◆ Dataset excerpt
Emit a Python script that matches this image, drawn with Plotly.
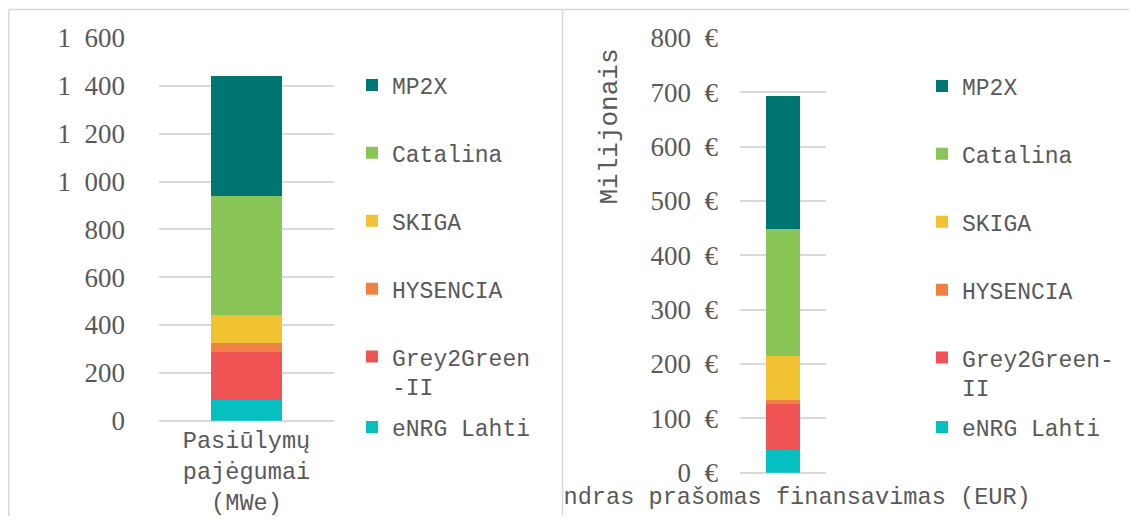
import plotly.graph_objects as go

# ---------------- data ----------------
series = ["eNRG Lahti", "Grey2Green-II", "HYSENCIA", "SKIGA", "Catalina", "MP2X"]
legend_names_left = ["eNRG Lahti", "Grey2Green<br>-II", "HYSENCIA", "SKIGA", "Catalina", "MP2X"]
legend_names_right = ["eNRG Lahti", "Grey2Green-<br>II", "HYSENCIA", "SKIGA", "Catalina", "MP2X"]
colors = ["#05BFC0", "#EF5353", "#EF8242", "#F1C232", "#89C557", "#007672"]

category_left = ["Pasiūlymų<br>pajėgumai<br>(MWe)"]
category_right = ["Bendras prašomas finansavimas (EUR)"]

capacity_mwe = [88, 200, 37, 116, 500, 500]       # MWe
funding_meur = [42, 85, 7, 81, 233, 245]          # million EUR

left_tickvals = [0, 200, 400, 600, 800, 1000, 1200, 1400, 1600]
left_ticktext = ["0", "200", "400", "600", "800",
                 "1\u2002000", "1\u2002200", "1\u2002400", "1\u2002600"]
right_tickvals = [0, 100, 200, 300, 400, 500, 600, 700, 800]
right_ticktext = ["0\u2002€", "100\u2002€", "200\u2002€", "300\u2002€", "400\u2002€",
                  "500\u2002€", "600\u2002€", "700\u2002€", "800\u2002€"]
right_axis_title = "Milijonais"

# ---------------- layout helpers ----------------
PAGE_W, PAGE_H = 1137, 524
BODY = 8                      # default page margin around the plot div
W, H = PAGE_W - 2 * BODY, PAGE_H - 2 * BODY
def fx(px):                   # page pixel -> paper fraction
    return (px - BODY) / W
def fy(py):
    return 1 - (py - BODY) / H

GREY_TXT = "#595959"
GRID = "#D9D9D9"
MONO = "Liberation Mono, Courier New, monospace"
SERIF = "Liberation Serif, Times New Roman, serif"

fig = go.Figure()

n = len(series)
for i, name in enumerate(series):
    fig.add_trace(go.Bar(
        x=category_left, y=[capacity_mwe[i]], name=legend_names_left[i],
        marker=dict(color=colors[i], line=dict(width=0)),
        xaxis="x", yaxis="y", legend=("legend2" if i == 0 else "legend"),
        legendgroup="L" + name, legendrank=100 * (n - i),
        hovertemplate=name + ": %{y} MWe<extra></extra>",
    ))
for i, name in enumerate(series):
    fig.add_trace(go.Bar(
        x=category_right, y=[funding_meur[i]], name=legend_names_right[i],
        marker=dict(color=colors[i], line=dict(width=0)),
        xaxis="x2", yaxis="y2", legend=("legend4" if i == 0 else "legend3"),
        legendgroup="R" + name, legendrank=100 * (n - i),
        hovertemplate=name + ": %{y} mln €<extra></extra>",
    ))

legend_common = dict(
    font=dict(family=MONO, size=23, color=GREY_TXT),
    bgcolor="rgba(0,0,0,0)", borderwidth=0,
    traceorder="grouped", tracegroupgap=35,
    valign="top", xanchor="left", yanchor="top",
)

axis_x_common = dict(
    type="category", range=[-0.5, 0.5], showgrid=False, zeroline=False,
    showline=False, ticks="", tickfont=dict(family=MONO, size=23.6, color=GREY_TXT),
    fixedrange=True, automargin=False,
)
axis_y_common = dict(
    showgrid=True, gridcolor=GRID, gridwidth=1.5,
    zeroline=True, zerolinecolor=GRID, zerolinewidth=1.5,
    showline=False, ticks="", tickfont=dict(family=SERIF, size=27, color=GREY_TXT),
    tickmode="array", fixedrange=True, automargin=False,
)

fig.update_layout(
    width=W, height=H,
    margin=dict(l=0, r=0, t=0, b=0, autoexpand=False),
    paper_bgcolor="white", plot_bgcolor="white",
    barmode="stack", bargap=0.594,
    xaxis=dict(domain=[fx(159), fx(334)], anchor="y", ticklabelstandoff=3, **axis_x_common),
    yaxis=dict(domain=[fy(420.7), fy(38)], anchor="x", range=[0, 1600],
               tickvals=left_tickvals, ticktext=left_ticktext,
               ticklabelstandoff=33, **axis_y_common),
    xaxis2=dict(domain=[fx(740), fx(826)], anchor="y2", ticklabelstandoff=7, **axis_x_common),
    yaxis2=dict(domain=[fy(472.7), fy(38)], anchor="x2", range=[0, 800],
                tickvals=right_tickvals, ticktext=right_ticktext,
                ticklabelstandoff=21, **axis_y_common),
    legend=dict(x=fx(352), y=fy(63.5), **legend_common),
    legend2=dict(x=fx(352), y=fy(405.5), **legend_common),
    legend3=dict(x=fx(922), y=fy(64.5), **legend_common),
    legend4=dict(x=fx(922), y=fy(405.5), **legend_common),
    annotations=[dict(
        text=right_axis_title, x=fx(609), y=fy(126.5), xref="paper", yref="paper",
        textangle=-90, showarrow=False, xanchor="center", yanchor="middle",
        font=dict(family=MONO, size=26, color=GREY_TXT),
    )],
    shapes=[
        # clip the overflowing category label of the right panel
        dict(type="rect", xref="paper", yref="paper", x0=fx(500), x1=fx(562.5),
             y0=fy(516), y1=fy(482), fillcolor="white", line=dict(width=0), layer="above"),
        # panel frames
        dict(type="line", xref="paper", yref="paper", x0=fx(8.75), x1=1, y0=fy(9.5), y1=fy(9.5),
             line=dict(color=GRID, width=1.5), layer="above"),
        dict(type="line", xref="paper", yref="paper", x0=fx(8.75), x1=fx(8.75), y0=fy(9.5), y1=0,
             line=dict(color=GRID, width=1.5), layer="above"),
        dict(type="line", xref="paper", yref="paper", x0=fx(562.5), x1=fx(562.5), y0=fy(9.5), y1=0,
             line=dict(color=GRID, width=1.5), layer="above"),
    ],
)

fig.write_html("out.html")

◆ Short problem
Please extract exactly the lines of the data, from the first through the line containing "fig = go.Figure()", and add no pictures to the copy.

◆ Reply
Emit a Python script that matches this image, drawn with Plotly.
import plotly.graph_objects as go

# ---------------- data ----------------
series = ["eNRG Lahti", "Grey2Green-II", "HYSENCIA", "SKIGA", "Catalina", "MP2X"]
legend_names_left = ["eNRG Lahti", "Grey2Green<br>-II", "HYSENCIA", "SKIGA", "Catalina", "MP2X"]
legend_names_right = ["eNRG Lahti", "Grey2Green-<br>II", "HYSENCIA", "SKIGA", "Catalina", "MP2X"]
colors = ["#05BFC0", "#EF5353", "#EF8242", "#F1C232", "#89C557", "#007672"]

category_left = ["Pasiūlymų<br>pajėgumai<br>(MWe)"]
category_right = ["Bendras prašomas finansavimas (EUR)"]

capacity_mwe = [88, 200, 37, 116, 500, 500]       # MWe
funding_meur = [42, 85, 7, 81, 233, 245]          # million EUR

left_tickvals = [0, 200, 400, 600, 800, 1000, 1200, 1400, 1600]
left_ticktext = ["0", "200", "400", "600", "800",
                 "1\u2002000", "1\u2002200", "1\u2002400", "1\u2002600"]
right_tickvals = [0, 100, 200, 300, 400, 500, 600, 700, 800]
right_ticktext = ["0\u2002€", "100\u2002€", "200\u2002€", "300\u2002€", "400\u2002€",
                  "500\u2002€", "600\u2002€", "700\u2002€", "800\u2002€"]
right_axis_title = "Milijonais"

# ---------------- layout helpers ----------------
PAGE_W, PAGE_H = 1137, 524
BODY = 8                      # default page margin around the plot div
W, H = PAGE_W - 2 * BODY, PAGE_H - 2 * BODY
def fx(px):                   # page pixel -> paper fraction
    return (px - BODY) / W
def fy(py):
    return 1 - (py - BODY) / H

GREY_TXT = "#595959"
GRID = "#D9D9D9"
MONO = "Liberation Mono, Courier New, monospace"
SERIF = "Liberation Serif, Times New Roman, serif"

fig = go.Figure()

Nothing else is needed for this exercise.